Это кино для поколения хипстеров, которое рано или поздно повзрослеет и начнет занимать так называемые руководящие посты. Рано или поздно именно от них будет зависеть, в мире нам жить или в войне, толерантными быть или разжигать с утра до вечера. В их руках, без преувеличений, окажутся наши жизни, в том числе жизнь старенького герра Уве.
Он снял свой «Освенцим» для этих золотых ненаглядных деток, которые смотрят в камеру коровьими глазами, пожевывая свой пирсинг, и под скрип собственных извилин глубокомысленно вещают: «Ну... Гитлер, он это... Тысячу людей убил. Или больше. Кажется, в девятнадцатом веке. Или в шестнадцатом...»

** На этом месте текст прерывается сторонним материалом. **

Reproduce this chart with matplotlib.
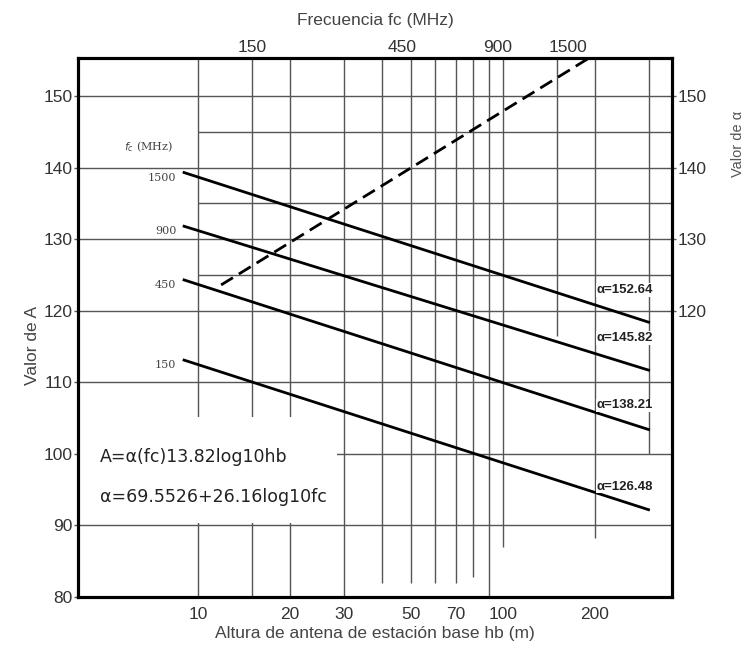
import numpy as np
import matplotlib.pyplot as plt

plt.rcParams['font.family'] = ['Liberation Sans', 'DejaVu Sans']

# Rectas A vs hb, una por frecuencia
fc_curvas = ['1500', '900', '450', '150']
alpha_vals = ['152.64', '145.82', '138.21', '126.48']
hb_ext = [9, 300]
A_inicio = [139.3, 131.8, 124.3, 113.1]
A_fin = [118.4, 111.7, 103.4, 92.2]

# Recta discontinua alfa vs fc (eje superior / derecho)
fc_disc = [120, 1750]
alfa_disc = [123.6, 155.3]

# Marcas de los ejes
hb_ticks = [10, 20, 30, 50, 70, 100, 200]
fc_ticks = [150, 450, 900, 1500]
A_ticks = [80, 90, 100, 110, 120, 130, 140, 150]
alfa_ticks = [120, 130, 140, 150]

# Rejilla del nomograma
rej_hb = [10, 15, 20, 30, 40, 50, 60, 70, 80, 90, 100, 150, 200, 300]
rej_hb_fin = [80, 80, 80, 80, 82, 82, 82, 82, 82.8, 80, 87, 116.5, 88.3, 100]
rej_A = [150, 140, 130, 120, 110, 100, 90]
rej_A_menor = [145, 135, 125]

hb_lim = (4.04, 358)
fc_lim = (42.3, 3202)
A_lim = (80, 155.3)

fig = plt.figure(figsize=(7.54, 6.55), dpi=100)
ax = fig.add_axes([0.1034, 0.0885, 0.7878, 0.8229])
ax.set_xscale('log')
ax.set_xlim(*hb_lim)
ax.set_ylim(*A_lim)

gris = '#555555'
ax.vlines(rej_hb, rej_hb_fin, A_lim[1], colors=gris, lw=1.0, zorder=1)
for a in rej_A:
    ax.axhline(a, color=gris, lw=1.0, zorder=1)
ax.hlines(rej_A_menor, 10, hb_lim[1], colors=gris, lw=1.0, zorder=1)

# caja blanca de las formulas
ax.fill_between([hb_lim[0], 28.5], 90.4, 105.2, color='white', zorder=2, lw=0)

for i in range(len(fc_curvas)):
    ax.plot(hb_ext, [A_inicio[i], A_fin[i]], color='black', lw=2.0, zorder=4)
    ax.text(8.5, A_inicio[i] - 0.7, fc_curvas[i], ha='right', va='center',
            fontsize=8, color='#444444', family='DejaVu Serif', zorder=5)

alfa_y = [122.9, 116.2, 106.8, 95.4]
for i in range(len(alpha_vals)):
    ax.text(203, alfa_y[i], 'α=' + alpha_vals[i], ha='left', va='center',
            fontsize=9.5, fontweight='bold', color='#222222', zorder=5,
            bbox=dict(facecolor='white', edgecolor='none', pad=0.5))

ax.text(8.3, 142.9, r'$f_c$ (MHz)', ha='right', va='center', fontsize=8,
        color='#444444', family='DejaVu Serif', zorder=5)

ax.text(4.77, 99.6, 'A=α(fc)13.82log10hb', ha='left', va='center',
        fontsize=12.5, color='#222222', family='DejaVu Sans', zorder=5)
ax.text(4.77, 94.0, 'α=69.5526+26.16log10fc', ha='left', va='center',
        fontsize=12.5, color='#222222', family='DejaVu Sans', zorder=5)

ax.set_xticks(hb_ticks)
ax.set_xticklabels([str(v) for v in hb_ticks])
ax.xaxis.set_minor_locator(plt.NullLocator())
ax.set_yticks(A_ticks)
ax.tick_params(axis='x', length=0, pad=7, labelsize=12.5, labelcolor='#333333')
ax.tick_params(axis='y', length=3, width=1, pad=1, labelsize=12.5,
               labelcolor='#333333', color=gris)
ax.set_xlabel('Altura de antena de estación base hb (m)', fontsize=12.5,
              color='#444444', labelpad=3)
ax.set_ylabel('Valor de A', fontsize=12.5, color='#444444')
ax.yaxis.set_label_coords(-0.064, 0.467)

# eje superior de frecuencia
axt = ax.twiny()
axt.set_xscale('log')
axt.set_xlim(*fc_lim)
axt.plot(fc_disc, alfa_disc, color='black', lw=2.0, dashes=(5, 2.5), zorder=4)
axt.set_xticks(fc_ticks)
axt.set_xticklabels([str(v) for v in fc_ticks])
axt.xaxis.set_minor_locator(plt.NullLocator())
axt.tick_params(axis='x', length=0, pad=2, labelsize=12.5, labelcolor='#333333')
axt.set_xlabel('Frecuencia fc (MHz)', fontsize=12.5, color='#444444', labelpad=11)
axt.set_ylim(*A_lim)

# eje derecho de alfa
axr = ax.twinx()
axr.set_ylim(*A_lim)
axr.set_yticks(alfa_ticks)
axr.tick_params(axis='y', length=3, width=1, pad=1, labelsize=12.5,
                labelcolor='#333333', color=gris)
axr.set_ylabel('Valor de α', fontsize=10.5, color='#555555')
axr.yaxis.set_label_coords(1.1, 0.84)

for a in (ax, axt, axr):
    for s in a.spines.values():
        s.set_linewidth(2.2)
        s.set_color('black')

fig.savefig('out.png', dpi=100)
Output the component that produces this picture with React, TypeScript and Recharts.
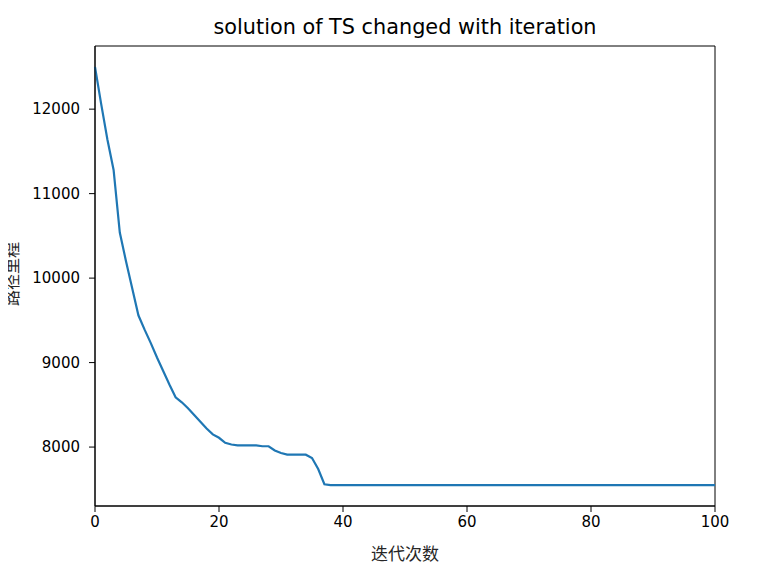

Знаете, уважаемые историки, этим деткам неважно, по сколько тел отправляли нацисты Освентуса в крематорий — по одному или группами. Им неважно, убивали нацисты младенцев в газовых камерах или стреляли им в затылок. И уж подавно их не интересует, сколько сосочков было в душевых, и откуда там появлялся газ.
Ведь этим деткам надо буквально на пальцах показать, в общих чертах, особо не затягивая по времени (непосредственно сам фильм длится от силы минут сорок), не углубляясь в суть — что такое плохо. Что такое хорошо они, сытые-одетые, и так знают. C ними нужно вести разговор, как в серии популярных книг "... for Dummies". Даже не потому, что не поймут, а чтобы проснулись, зашевелились, захотели узнать. Чтобы просмотр реставрации этих страшных событий вызвал не только протест, но и желание разобраться, почему во дворе трупы жечь нельзя, а в печи можно. Почему один отказался стрелять в грудничков, а с другим «проблем не будет».
Да, Уве не прав на тот счет, что «там не было каких-то особых историй». Были. Например, такие, которые описаны в книге польской писательницы Кристины Живульской «Я пережила Освенцим». Если целевая аудитория Болла примется читать Живульскую или хотя бы зайдет на сайт музея Auschwitz, значит, Болл — молодец, все правильно сделал.
Но чтобы уж совсем не упрощать режиссера до члена какого-то кружка художественной самодеятельности, отметим сцену полдника двух нацистов, которые за рюмкой шнапса обсуждают убийства так, будто о погоде говорят.
— Там у второй и третьей печи горелки сломались.
— Шайзе! И что теперь? Мы же не можем их жечь во дворе.
— Кстати, я вот тут про отпуск спросить хотел...
А за окном — звуки выстрелов, плач, безутешные женские крики.
Обратите внимание, некоторые из опрашиваемых режиссером подростков говорили, что бабушки и дедушки ничего не рассказывают об этом времени, потому что «не хотят вспоминать». И очень показательно в контексте данного фильма, в контексте нашей ответственности за их осведомленность звучат слова одной девчушки: «Я думаю, они так поступали, потому что не хотели идти против большинства. Боялись».
«А ты бы как поступила в такой ситуации?», — спрашивает интервьюер.
«Genauso, — отвечает она, ни на секунду не задумавшись. — Точно так же».